Née en Suisse en 1821, d'une famille israélite, Elisabeth rachel Felix entre très jeune au conservatoire. A seulement 17 ans, elle est engagée à la Comédie Française. Grande interprète de Racine, son talent exceptionnel suscite un véritable triomphe à chaque représentation. Mais la tragédienne souffre de tuberculose. C'est alors que le romancier Mario Uchard lui recommande un séjour dans le midi, au Cannet, chez son ami Jean-Jacques Sardou.
Celui-ci, cousin de Victorien, appartient à une famille de négociants. Très riche et considéré comme un original, il fait construire une maison, placée en bordure du boulevard Carnot. D'après la documentation cadastrale, sa construction daterait de 1856-1857. La villa Sardou, appelée aussi « lou castèu » est à cette époque difficile d'accès, bordée du ruisseau des Escarasses. On y parvient par un étroit chemin pavé, qui commence par un passage voûté au niveau de la placette.

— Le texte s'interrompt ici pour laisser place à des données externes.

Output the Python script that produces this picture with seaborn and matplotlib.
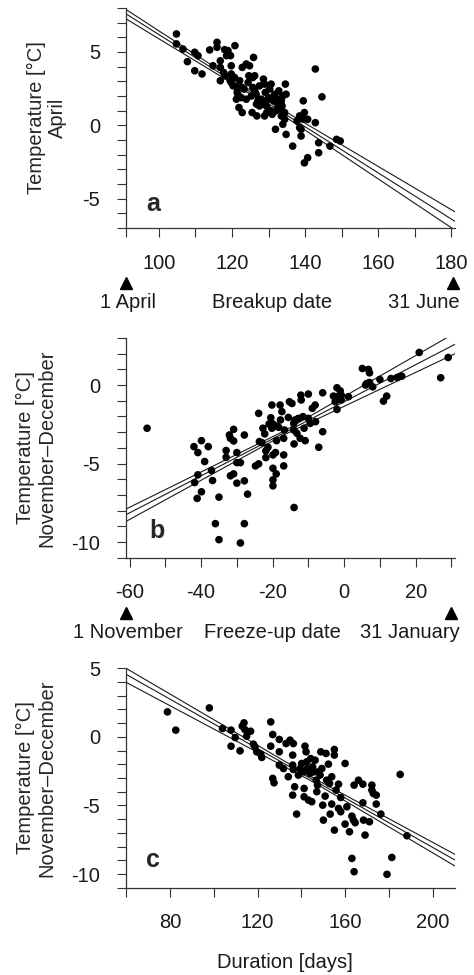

L'architecture baroque de la maison en fait une curiosité décrite dans tous les guides touristiques de l'époque. Elle impressionne le promeneur, avec son pont volant et ses deux tourelles, où dans l'une se trouve un oratoire. Ainsi d'après A. Czernicki, un des témoins de l'époque, cette maison «avait alors un extraordinaire cachet de poésie un peu sombre et de mystère », noyée dans les orangers, avec une cour ornée de fontaines et de statues. L'intérieur de la villa est tout aussi étonnant et étrange. Dans le salon, une cheminée en marbre sculpté représente un gigantesque olivier, avec des miroirs dans les interstices des branches, et une ramure qui s'élève jusqu'au plafond, lui-même décoré de planètes et d'étoiles. Les vitraux de la maison auraient été dessinés par M. Sardou lui-même.
Aussi, ce « château » à peine achevé, devient rapidement célèbre avec la tragédienne Rachel. Elle quitte Paris le 14 septembre 1857 pour arriver au Cannet le jour de la fête de la Saint-Didier. Une aubade est donnée en son honneur. Durant son séjour, elle reçoit de nombreux visiteurs dont le Prince Napoléon. Mais sa maladie s'aggrave rapidement et elle décède dans les bras de sa sœur en janvier 1858. Ses funérailles ont lieu à Paris devant une foule immense. Le célèbre lit d'albâtre où elle mourut, surmonté au pied de la statuette de Polymnie, muse de la poésie lyrique, exprime bien le goût particulier pour ne pas dire excentrique du maître de maison. De nombreuses cartes postales, représentant le lit ainsi que le salon, seront éditées dès 1909.